Descent was initiated over Prescott National Forest, which contained many breathtaking views that eventually opened up in to Los Angeles county. The descent was pretty smooth, and we didn't have to hold, as this was not a particularly busy time for LAX Arrivals. We lined up with runway 25L, and the city of Los Angeles was visible on the starboard side of the aircraft, though the view was somewhat obscured because it was a hazy day. Landing occurred at 10:49 AM, 36 minutes early.
Because we landed on the South side of LAX, we had to taxi through the ramp adjacent to the Tom Bradley International Terminal in order to get to Delta's Terminal 2. You could see several interesting international aircraft that were preparing to depart to Asian, Mexican and South American cities. N703DN in fact would head to Shanghai next as DL185. We waited on the ramp for 20 minutes due to N708DN, another 777-200LR operating as DL174 to Atlanta, taking up our gate (27).
It did take fairly long for the people on this flight to disembark, simply because of how many seats the aircraft had.
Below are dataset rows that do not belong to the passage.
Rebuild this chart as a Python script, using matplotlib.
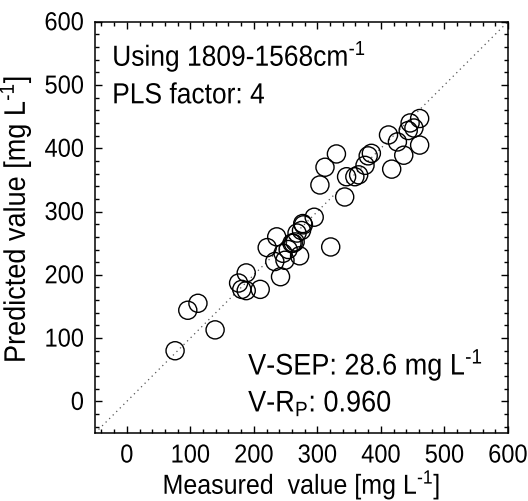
import numpy as np
import matplotlib
matplotlib.use('Agg')
import matplotlib.pyplot as plt
from matplotlib.ticker import FixedLocator, MultipleLocator
from matplotlib.patheffects import AbstractPathEffect
from matplotlib.transforms import Affine2D

plt.rcParams['font.family'] = 'Liberation Sans'
plt.rcParams['mathtext.fontset'] = 'custom'
plt.rcParams['mathtext.rm'] = 'Liberation Sans'
plt.rcParams['mathtext.it'] = 'Liberation Sans'


# the original lettering is a bit taller than Arial, stretch glyphs upward from the baseline
class Tall(AbstractPathEffect):
    def __init__(self, sy=1.1):
        super().__init__()
        self.sy = sy

    def draw_path(self, renderer, gc, tpath, affine, rgbFace=None):
        renderer.draw_path(gc, tpath, Affine2D().scale(1, self.sy) + affine, rgbFace)


tall = [Tall(1.1)]

# measured vs predicted (mg/L)
measured = [76, 96, 112, 139, 188, 176, 181, 188, 210, 221,
            236, 233, 242, 249, 246, 254, 260, 265, 272, 268,
            275, 278, 295, 321, 304, 312, 330, 343, 346, 359,
            365, 375, 380, 385, 417, 412, 426, 436, 446, 452,
            443, 461, 461, 277, 262]
predicted = [80, 144, 155, 113, 203, 187, 177, 175, 177, 243,
             260, 221, 197, 223, 234, 240, 250, 252, 230, 266,
             270, 279, 291, 244, 342, 370, 391, 323, 355, 355,
             358, 373, 388, 392, 367, 421, 410, 389, 440, 432,
             428, 447, 405, 281, 250]

lims = [-50, 600]
major = [0, 100, 200, 300, 400, 500, 600]

fig = plt.figure(figsize=(5.28, 5.01), dpi=100)
ax = fig.add_axes([0.18, 0.1357, 0.782, 0.821])

ax.plot(lims, lims, color='#555555', lw=0.9, linestyle=(0, (1, 3)))
ax.scatter(measured, predicted, s=170, facecolors='none', edgecolors='black', linewidths=1.0, zorder=3)

ax.set_xlim(lims)
ax.set_ylim(lims)
ax.xaxis.set_major_locator(FixedLocator(major))
ax.yaxis.set_major_locator(FixedLocator(major))
ax.xaxis.set_minor_locator(MultipleLocator(20))
ax.yaxis.set_minor_locator(MultipleLocator(20))
ax.tick_params(which='both', direction='in', top=True, right=True, labelsize=17, width=1.0)
ax.tick_params(which='major', length=5)
ax.tick_params(which='minor', length=3)
ax.tick_params(axis='x', pad=9)
ax.tick_params(axis='y', pad=8)
for s in ax.spines.values():
    s.set_linewidth(1.1)

xl = ax.set_xlabel('Measured  value [mg L$^{\\text{-1}}$]', fontsize=18, labelpad=1.5)
yl = ax.set_ylabel('Predicted value [mg L$^{\\text{-1}}$]', fontsize=19.5)
ax.yaxis.set_label_coords(-0.15, 0.52)

texts = [
    ax.text(-23, 530, 'Using 1809-1568cm$^{\\text{-1}}$', fontsize=19, va='baseline'),
    ax.text(-23, 471, 'PLS factor: 4', fontsize=19, va='baseline'),
    ax.text(191, 42, 'V-SEP: 28.6 mg L$^{\\text{-1}}$', fontsize=19.5, va='baseline'),
    ax.text(191, -16, 'V-R$_\\mathrm{P}$: 0.960', fontsize=19.5, va='baseline'),
]

for t in texts + [xl, yl] + ax.get_xticklabels() + ax.get_yticklabels():
    t.set_path_effects(tall)

fig.savefig('out.png', dpi=100)
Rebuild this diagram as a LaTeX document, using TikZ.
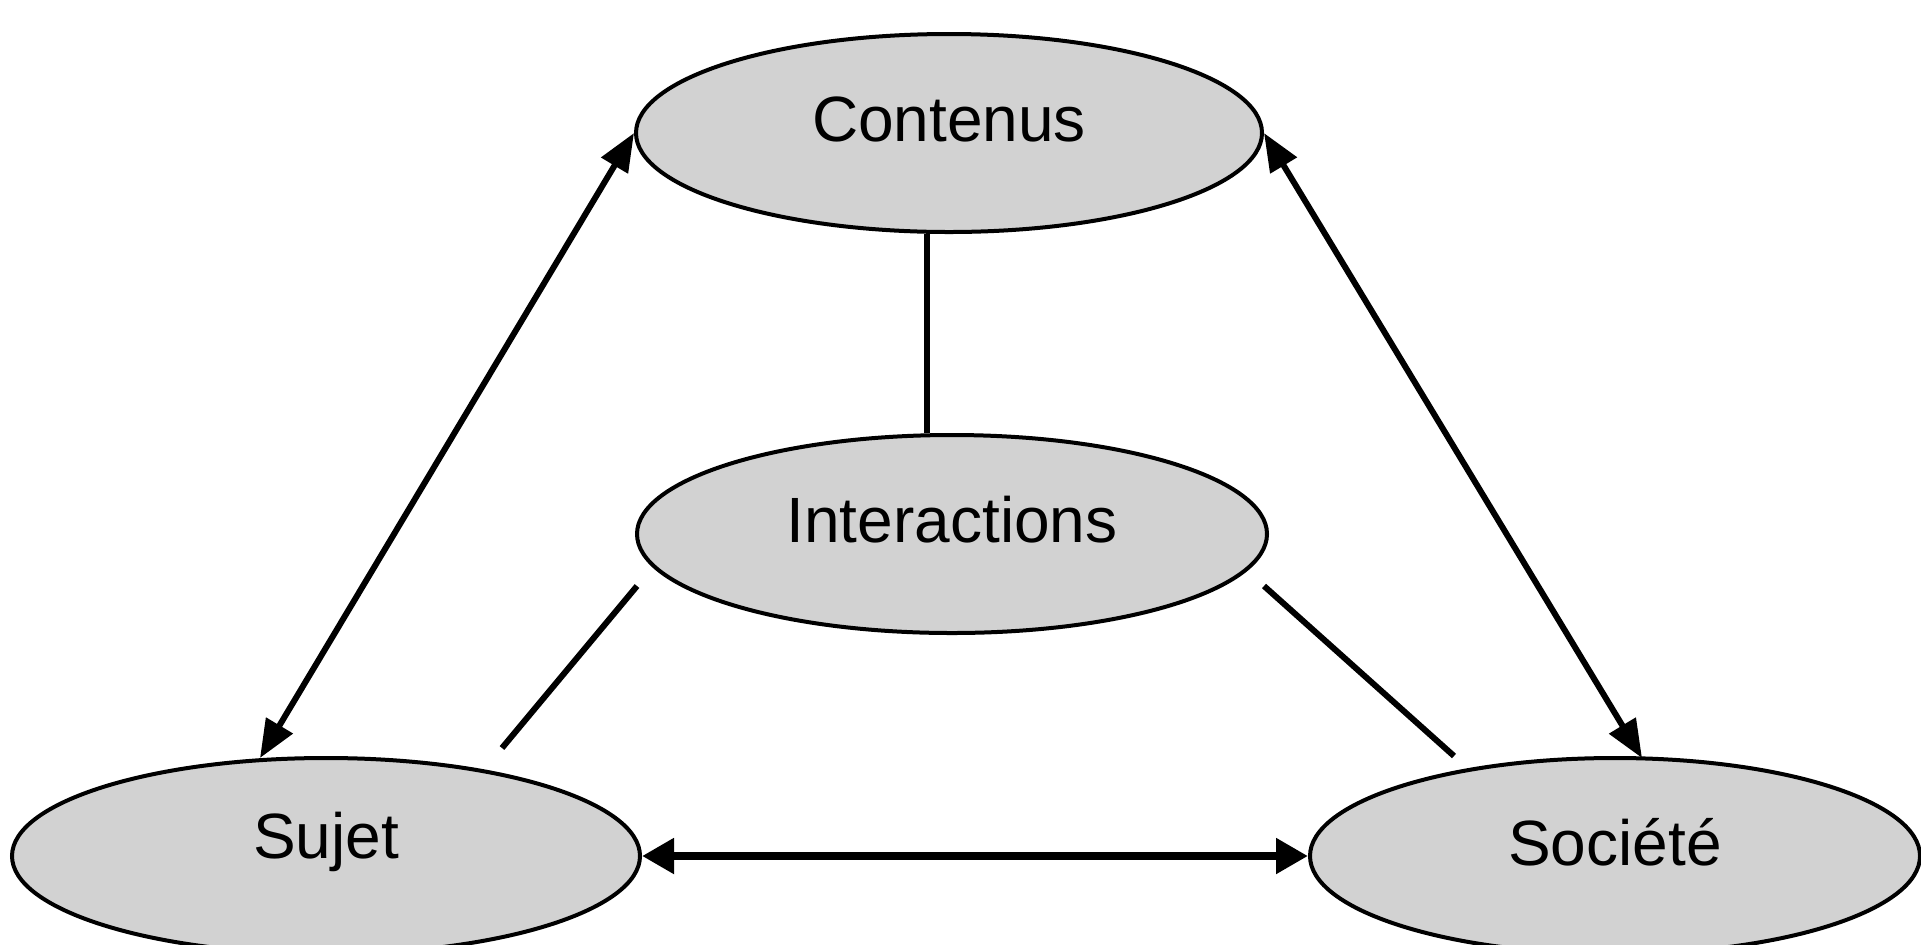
\documentclass[tikz,border=0pt]{standalone}
\usepackage{fontspec}
\setmainfont{Liberation Sans}
\usetikzlibrary{shapes.geometric,arrows.meta,calc}
\definecolor{ellfill}{RGB}{210,210,210}
\newcommand{\up}[1]{\raisebox{7pt}[\height][\depth]{#1}}
\begin{document}
\begin{tikzpicture}[x=0.5pt,y=-0.5pt,
  ell/.style={ellipse,draw=black,line width=2pt,fill=ellfill,inner sep=0pt,
    font=\fontsize{32pt}{38pt}\selectfont},
  link/.style={line width=3pt},
  biarrow/.style={line width=3pt,{Triangle[length=19pt,width=15pt]}-{Triangle[length=19pt,width=15pt]}},
  bigarrow/.style={line width=4pt,{Triangle[length=16pt,width=17pt]}-{Triangle[length=16pt,width=17pt]}}]
\useasboundingbox (0,0) rectangle (1921,944);
\begin{scope}
\clip (0,0) rectangle (1921,944);
\node[ell,minimum width=313pt,minimum height=99pt] (con) at (949,133) {\up{Contenus}};
\node[ell,minimum width=315pt,minimum height=99pt] (int) at (952,534) {\up{Interactions}};
\node[ell,minimum width=314pt,minimum height=98pt] (suj) at (326,856) {\up{Sujet}};
\node[ell,minimum width=305pt,minimum height=98pt] (soc) at (1615,856) {\up{Société}};
% vertical link
\draw[link] ($(con.south)+(-22,0)$) -- ($(int.north)+(-25,0)$);
% links from Interactions
\draw[link] ($(int)+(-315,52)$) -- ($(suj)+(176,-108)$);
\draw[link] ($(int)+(312,52)$) -- ($(soc)+(-161,-100)$);
% double arrows
\draw[biarrow] (con.west) -- ($(suj)+(-66,-98)$);
\draw[biarrow] (con.east) -- ($(soc)+(27,-98)$);
\draw[bigarrow] (suj.east) -- (soc.west);
\end{scope}
\end{tikzpicture}
\end{document}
I made my way over to the port side of the aircraft, and visited the cockpit with the First Officer's permission. I visited the cockpit immediately after we landed and talked with the first officer on the operating differences between the 777-200LR and 777-200ER. We had a blast sharing our experiences flying, me on the C172 and him on the B777. This cockpit was much larger, and far more sophisticated than a narrowbody cockpit. Because the 777 is such a large aircraft, it has so many more systems, which makes the cockpit feel kind of overwhelming. I have flown the 777 in X plane 10 before, and it does fly very smoothly, even for such a large aircraft. It's the A330 that feels really rough and sensitive to the touch.
After bidding farewell to the crew, it was time to head into the terminal. I was released into an EXTREMELY CROWDED Terminal 2. I then headed down to the tarmac level, where I took the complimentary Delta shuttle to Terminal 3, where my flight to Tucson would depart.
Delta has an extremely well-rounded international economy product on the Boeing 777-200LR. I was impressed by the high standards set by the Flight Crew. The IFE system, in my opinion, was excellent, but the Panasonic eX2 screens were much less responsive than the eX3/eXLite Eco9i monitors on Delta's newer aircraft. In addition to detailed information offered about the flight, Delta Studio also contains an impressive selection of movies, TV shows, music, and games; I believe that this is one of the best IFE products offered in the sky. With so many selections, it is simply impossible to get bored on a long flight. However, one complaint that I have is that the tray table does not slide toward you, making it slightly annoying to eat and work on your laptop during the flight. Regardless, I would definitely not hesitate to fly this aircraft, both domestically and internationally, and I am excited to continue my journey with Delta over the next several weeks. Furthermore, the fact that this was a domestic sector on a widebody internationally-configured aircraft made the flight all the more interesting and comfortable. This was one of my favorite flights ever, and I would like to thank the flight crew for making this flight an extremely enjoyable one.